When the contemporary artist Mariah Robertson first started playing around in her darkroom with light-sensitive paper, hand-applying chemicals and trying out different exposure techniques, a whole new world opened up. Colors bled and burst. Streaks and specks were features, not bugs. All the carefully laid out rules of traditional photography now felt mutable. “I thought, This is totally insane,” she says. “I had no idea this was possible.”
In the 15 or so years since those first happy accidents, Robertson has honed her practice of camera-less photography, creating ferocious photograms with explosions of pigment that slingshot you to another dimension. Thirteen such transportive works go on view today at Van Doren Waxter in New York. The featured photograms in “Everything counts & local reality,” all made this year using a type of photographic paper called RA4, conjure distant galaxies.
To make her large-scale experimental pieces, Robertson has to cede much to chance. “A lot of photography is holding on to things,” she says. Her process is the opposite: she has to let go of control. It’s a concept she thought about a lot while making the new pieces for this show.
Many of the works are spliced together from cut rolls of paper, with their jagged, curling edges exposed. These are part of Robertson’s ongoing Lost Puzzle series. In 364, 365, 366, 367, 368, 369, 370, 371—Robertson’s titles nod to her image-sequencing process—the glossy blues and greens erupt like algae bloom. The luxurious 481, 482, 483, 484, 485, 486 reminds me of melted, molten candy.

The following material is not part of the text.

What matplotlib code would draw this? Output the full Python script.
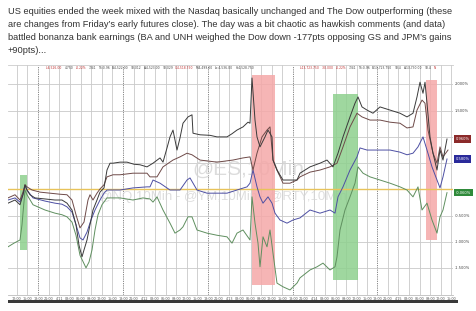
import matplotlib
matplotlib.use("Agg")
import matplotlib.pyplot as plt
from matplotlib.patches import Rectangle

# ---------------- data ----------------
tweet_lines = [
    "US equities ended the week mixed with the Nasdaq basically unchanged and The Dow outperforming (these",
    "are changes from Friday\u2019s early futures close). The day was a bit chaotic as hawkish comments (and data)",
    "battled bonanza bank earnings (BA and UNH weighed the Dow down -177pts opposing GS and JPM\u2019s gains",
    "+90pts)...",
]

# bar index (10-min bars, compressed) and % change
black_t = [0, 7, 12, 15, 17, 19, 22, 27, 37, 47, 54, 59, 64, 68, 71, 74, 76, 79, 82, 85, 89, 92, 96, 99,
           102, 105, 112, 119, 126, 132, 139, 145, 152, 155, 159, 162, 165, 169, 172, 175, 180, 184, 185,
           192, 202, 209, 219, 224, 229, 235, 240, 242, 244, 247, 249, 252, 257, 260, 264, 265, 269, 275,
           282, 289, 292, 297, 302, 312, 319, 325, 330, 335, 342, 347, 350, 354, 359, 365, 372, 382, 392,
           399, 405, 409, 412, 415, 417, 419, 422, 425, 429, 432, 435, 439]
black_v = [-0.26, -0.20, -0.29, -0.10, 0.09, -0.01, -0.10, -0.16, -0.18, -0.20, -0.20, -0.26, -0.39, -0.67,
           -1.06, -1.28, -1.15, -0.96, -0.67, -0.39, -0.20, -0.05, 0.03, 0.37, 0.50, 0.50, 0.52, 0.52, 0.48,
           0.47, 0.43, 0.50, 0.60, 0.52, 0.79, 1.00, 1.13, 0.75, 0.98, 1.26, 1.38, 1.42, 1.07, 1.04, 1.03,
           1.00, 1.00, 1.06, 1.13, 1.19, 1.28, 1.26, 2.12, 1.32, 1.00, 0.81, 1.00, 1.13, 1.00, 0.56, 0.37,
           0.18, 0.18, 0.18, 0.31, 0.37, 0.43, 0.50, 0.56, 0.43, 0.69, 1.00, 1.38, 1.64, 1.76, 1.57, 1.51,
           1.45, 1.57, 1.51, 1.45, 1.38, 1.45, 1.76, 2.04, 1.83, 2.04, 1.64, 1.00, 0.69, 0.37, 0.75, 0.56,
           0.96]

red_t = [0, 7, 12, 15, 17, 19, 24, 32, 42, 52, 59, 64, 68, 72, 76, 80, 82, 85, 89, 92, 96, 99, 105, 112,
         125, 139, 142, 149, 155, 165, 172, 179, 184, 192, 209, 225, 235, 242, 245, 249, 254, 259, 262, 265,
         269, 275, 282, 289, 292, 302, 312, 322, 329, 335, 342, 349, 354, 362, 372, 382, 392, 399, 405, 409,
         414, 417, 420, 425, 429, 432, 435, 440]
red_v = [-0.16, -0.10, -0.20, -0.05, 0.09, 0.05, -0.01, -0.05, -0.07, -0.09, -0.10, -0.20, -0.48, -0.73,
         -0.62, -0.20, -0.10, -0.20, -0.07, 0.01, 0.09, 0.24, 0.28, 0.28, 0.31, 0.31, 0.24, 0.24, 0.43, 0.56,
         0.62, 0.69, 0.66, 0.56, 0.52, 0.56, 0.60, 0.62, 0.37, 0.69, 1.00, 1.13, 1.19, 0.56, 0.37, 0.12, 0.12,
         0.18, 0.24, 0.33, 0.37, 0.43, 0.50, 0.81, 1.19, 1.45, 1.38, 1.32, 1.32, 1.28, 1.26, 1.17, 1.19, 1.51,
         1.70, 1.64, 1.13, 0.69, 0.50, 0.81, 0.62, 0.75]

blue_t = [0, 7, 12, 15, 17, 19, 25, 37, 47, 54, 59, 64, 68, 72, 75, 79, 83, 87, 92, 96, 99, 112, 125, 139,
          142, 145, 152, 162, 172, 179, 182, 189, 199, 209, 219, 229, 239, 242, 245, 249, 252, 255, 260, 264,
          267, 272, 279, 285, 292, 302, 312, 322, 327, 330, 335, 342, 349, 352, 359, 369, 382, 392, 399, 405,
          410, 415, 419, 424, 429, 432, 435, 439]
blue_v = [-0.20, -0.16, -0.24, -0.09, 0.07, -0.01, -0.16, -0.22, -0.26, -0.28, -0.33, -0.43, -0.67, -0.92,
          -0.96, -0.81, -0.58, -0.39, -0.20, -0.07, -0.01, -0.01, 0.03, 0.05, 0.05, 0.18, 0.12, -0.01, -0.01,
          0.18, 0.22, -0.01, -0.07, -0.07, -0.07, -0.01, 0.05, 0.12, 0.37, 0.05, -0.14, -0.26, -0.14, -0.26,
          -0.45, -0.58, -0.64, -0.58, -0.54, -0.39, -0.45, -0.39, -0.45, -0.14, 0.05, 0.37, 0.62, 0.79, 0.75,
          0.75, 0.75, 0.71, 0.66, 0.69, 0.81, 1.00, 0.75, 0.43, 0.18, 0.03, 0.24, 0.58]

green_t = [0, 6, 12, 14, 17, 19, 25, 37, 47, 54, 59, 64, 68, 72, 78, 81, 84, 87, 90, 94, 99, 112, 125, 135,
           142, 145, 149, 155, 162, 167, 172, 175, 180, 184, 189, 199, 209, 219, 224, 229, 235, 242, 244, 247,
           250, 252, 255, 259, 262, 265, 269, 275, 282, 289, 292, 302, 309, 315, 322, 327, 329, 332, 337, 342,
           347, 350, 355, 362, 372, 382, 392, 399, 405, 410, 414, 419, 424, 429, 432, 435, 439]
green_v = [-1.09, -1.02, -0.96, -0.67, -0.01, -0.10, -0.29, -0.39, -0.45, -0.48, -0.52, -0.62, -0.87, -1.25,
           -1.49, -1.38, -1.15, -0.77, -0.48, -0.29, -0.16, -0.16, -0.20, -0.16, -0.18, -0.24, -0.14, -0.39,
           -0.64, -0.83, -0.77, -0.71, -0.52, -0.52, -0.77, -0.83, -0.87, -0.90, -1.02, -0.83, -0.77, -0.96,
           -0.14, -0.64, -1.02, -1.47, -0.90, -1.09, -0.77, -1.21, -1.78, -1.85, -1.91, -1.78, -1.68, -1.53,
           -1.47, -1.40, -1.53, -1.47, -1.28, -0.77, -0.39, -0.14, 0.12, 0.43, 0.31, 0.24, 0.18, 0.12, 0.05,
           -0.01, -0.14, 0.05, -0.39, -0.26, -0.58, -0.83, -0.52, -0.39, -0.06]

# highlighted windows
shade_start = [12, 244, 325, 418]
shade_end = [19, 267, 350, 429]
shade_top = [0.28, 2.18, 1.82, 2.08]
shade_bottom = [-1.15, -1.82, -1.72, -0.96]
shade_kind = ["up", "down", "up", "down"]

y_levels = [-1.5, -1.0, -0.5, 0.0, 0.5, 1.0, 1.5, 2.0]
y_labels = ["-1.500%", "-1.000%", "-0.500%", "0.000%", "0.500%", "1.000%", "1.500%", "2.000%"]

last_values = [0.96, 0.58, -0.06]
last_labels = ["0.960%", "0.580%", "-0.060%"]

session_starts = [-55, 30, 115, 200, 285, 369]
session_tick_labels = [
    ["18:00", "21:00", "4/10", "03:00", "06:00", "09:00", "12:00", "15:00"],
    ["18:00", "21:00", "4/11", "03:00", "06:00", "09:00", "12:00", "15:00"],
    ["18:00", "21:00", "4/12", "03:00", "06:00", "09:00", "12:00", "15:00"],
    ["18:00", "21:00", "4/13", "03:00", "06:00", "09:00", "12:00", "15:00"],
    ["18:00", "21:00", "4/14", "03:00", "06:00", "09:00", "12:00", "15:00"],
    ["18:00", "21:00", "4/15", "03:00", "06:00", "09:00", "12:00", "15:00"],
]
session_len = 85

header_group1 = [
    ("L:4,526.00", "#c03030"), ("4,750", "#444"), ("-0.22%", "#c03030"), ("7341", "#444"),
    ("TS:0.96", "#444"), ("B:4,522.00", "#444"), ("93.012", "#444"), ("A:4,523.00", "#444"),
    ("93.029", "#444"), ("C:4,518.750", "#c03030"), ("M:4,499.00", "#444"), ("Lo:4,536.00", "#444"),
    ("H:4,528.750", "#444"),
]
header_group2 = [
    ("L:13,723.750", "#c03030"), ("-30.000", "#c03030"), ("-0.22%", "#c03030"), ("7341", "#444"),
    ("TS:0.96", "#444"), ("B:13,723.750", "#444"), ("93.4", "#444"), ("A:13,730.00", "#444"),
    ("93.4", "#444"), ("N", "#c03030"),
]

# ---------------- figure ----------------
W, H = 477, 311
fig = plt.figure(figsize=(W / 100, H / 100), dpi=100)
fig.patch.set_facecolor("white")

for i, line in enumerate(tweet_lines):
    fig.text(8 / W, 1 - (11.5 + 12.9 * i) / H, line, fontsize=6.7, color="#333333",
             family="Liberation Sans", va="center", ha="left")

ax = fig.add_axes([8 / W, 16 / H, 445 / W, 230 / H])
ax.set_xlim(0, 445)
ax.set_ylim(-2.006, 2.367)
for s in ax.spines.values():
    s.set_visible(False)
ax.spines["bottom"].set_visible(True)
ax.spines["bottom"].set_color("#bbbbbb")
ax.spines["bottom"].set_linewidth(0.6)
ax.spines["top"].set_visible(True)
ax.spines["top"].set_color("#cccccc")
ax.spines["top"].set_linewidth(0.6)
ax.set_yticks([])

# vertical grid / ticks
ticks, tlabels = [], []
for s0, labs in zip(session_starts, session_tick_labels):
    for k, lab in enumerate(labs):
        t = s0 + k * session_len / len(labs)
        if 1 < t < 445:
            ticks.append(t)
            tlabels.append(lab)
            if k == 0:
                ax.axvline(t, color="#777777", lw=0.6, ls=(0, (1.5, 1.2)), zorder=1)
            else:
                ax.axvline(t, color="#c9c9c9", lw=0.6, zorder=1)
ax.set_xticks(ticks)
ax.set_xticklabels(tlabels, fontsize=2.4, color="#555555")
ax.tick_params(axis="x", length=0, pad=1.2)

for lv in y_levels:
    if lv != 0:
        ax.axhline(lv, color="#c9c9c9", lw=0.6, zorder=1)

# watermark
ax.text(240, 0.38, "@ES,10Min", fontsize=15, color="#d4d4d4", ha="center", va="center",
        family="Liberation Sans", zorder=1.5, alpha=0.8)
ax.text(215, -0.14, "@NQ,10Min - @YM,10Min - @RTY,10Min", fontsize=9.5, color="#d6d6d6",
        ha="center", va="center", family="Liberation Sans", zorder=1.5, alpha=0.8)

# shaded windows
for a, b, top, bot, kind in zip(shade_start, shade_end, shade_top, shade_bottom, shade_kind):
    col = "#8ed08e" if kind == "up" else "#f5a8a8"
    ax.add_patch(Rectangle((a, bot), b - a, top - bot, facecolor=col, edgecolor="none",
                           alpha=0.85, zorder=2))

ax.axhline(0, color="#e8c35a", lw=1.0, zorder=3)

ax.plot(green_t, green_v, color="#5f8f5f", lw=0.7, zorder=4)
ax.plot(blue_t, blue_v, color="#4d4fa3", lw=0.7, zorder=4)
ax.plot(red_t, red_v, color="#6e4a48", lw=0.7, zorder=4)
ax.plot(black_t, black_v, color="#3a3a3a", lw=0.7, zorder=4)

# right axis labels (those hidden behind last-value boxes are skipped, as in the source)
for lv, lab in zip(y_levels, y_labels):
    if any(abs(lv - v) < 0.15 for v in last_values):
        continue
    ax.text(1.004, (lv + 2.006) / 4.373, lab, transform=ax.transAxes, fontsize=2.6,
            color="#444444", va="center", ha="left")
for val, lab, col in zip(last_values, last_labels, ["#8b2a2a", "#2a2a9a", "#2f8a3a"]):
    ax.text(1.006, (val + 2.006) / 4.373, lab, transform=ax.transAxes, fontsize=2.6,
            color="white", va="center", ha="left", zorder=6,
            bbox=dict(boxstyle="square,pad=0.5", facecolor=col, edgecolor="none"))

# header readouts
for group, x0 in ((header_group1, 0.085), (header_group2, 0.655)):
    hx = x0
    for txt, col in group:
        ax.text(hx, 0.985, txt, transform=ax.transAxes, fontsize=2.2, color=col,
                va="center", ha="left", zorder=6)
        hx += 0.006 + 0.0037 * len(txt)

# bottom scroll bar
fig.patches.append(Rectangle((8 / W, 1 - 302.5 / H), 450 / W, 2.2 / H, transform=fig.transFigure,
                             facecolor="#3a3a3a", edgecolor="none"))

fig.savefig("out.png", dpi=100, facecolor="white")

Other pieces at Van Doren Waxter fall into her Radical Intervention series and sit snugly inside custom-cut asymmetrical frames, like the expansive, weblike 2016, 152, in which bolts of pinky orange streak across waves of teal. These densely patterned, kaleidoscopic numbers give off notes of Gerhard Richter and Joan Mitchell.
A standout is the site-specific light box. Cut and scattered photograms levitate over LED lights placed on the floor beneath, creating an almost magical effect as the translucent paper glows from within. It’s like each individual work has its own gravitational pull; it’s hard to walk away.
Robertson initially got into photography as a means to capture performance art, her first artistic love, when she realized how hard it was to document those social experiments. She took photography classes at a vo-tech school in San Francisco and interned at a studio named for Man Ray. She witnessed early on the “macho culture” that often runs through the photo industry—men are seen as the gifted photographers, the expert developers, the artistes. Women are the assistants, the muses. She called bullshit on this dynamic, and her innovative, rebellious practice unfurled from there, eventually taking her to New York, where she is now based. Her work has been shown internationally and is in the collections of the Museum of Modern Art in New York and the Los Angeles County Museum of Art.
Robertson’s whole body is involved in the creation process. She uses her hands and feet as she applies her chemicals to paper. Her studio attire includes a hazmat suit and gas mask, and she breathes through a tube that pipes in fresh air from another room. (When New York City’s air quality plummeted this summer because of wildfire smoke, she couldn’t work.)
“I’m a little prone to disaster,” she says. But those disasters are hardly mistakes, and every drip, whoosh, splotch, and crinkle adds to the sprawling intrigue contained in each work. She studied religion in undergrad at Berkeley, with a focus on Buddhism, and sculpture at Yale, where she got her MFA. It’s easy to see how philosophy and art commingle in her practice. Case in point: The title of the new Van Doren Waxter show references the Depeche Mode song—whose melancholic A minor chords give off what she calls a “palpable feeling of a paradox”—and the concept of local reality in quantum physics, which she’s been thinking about a lot lately.
The concept is complex, but basically it’s about the idea of realities running parallel in the universe. What a perfect way to describe the feeling of standing before a work of Robertson’s. There’s the real world, where your two feet are planted, and then there’s the fantastical world of swirling colors and cascading shapes before you, created by spraying, dousing, painting, and otherwise manipulating chemicals onto paper, not knowing exactly how it’s going to turn out.
“Everything counts & local reality” is open from September 13 to October 28 at Van Doren Waxter, 23 East 73rd Street in New York City.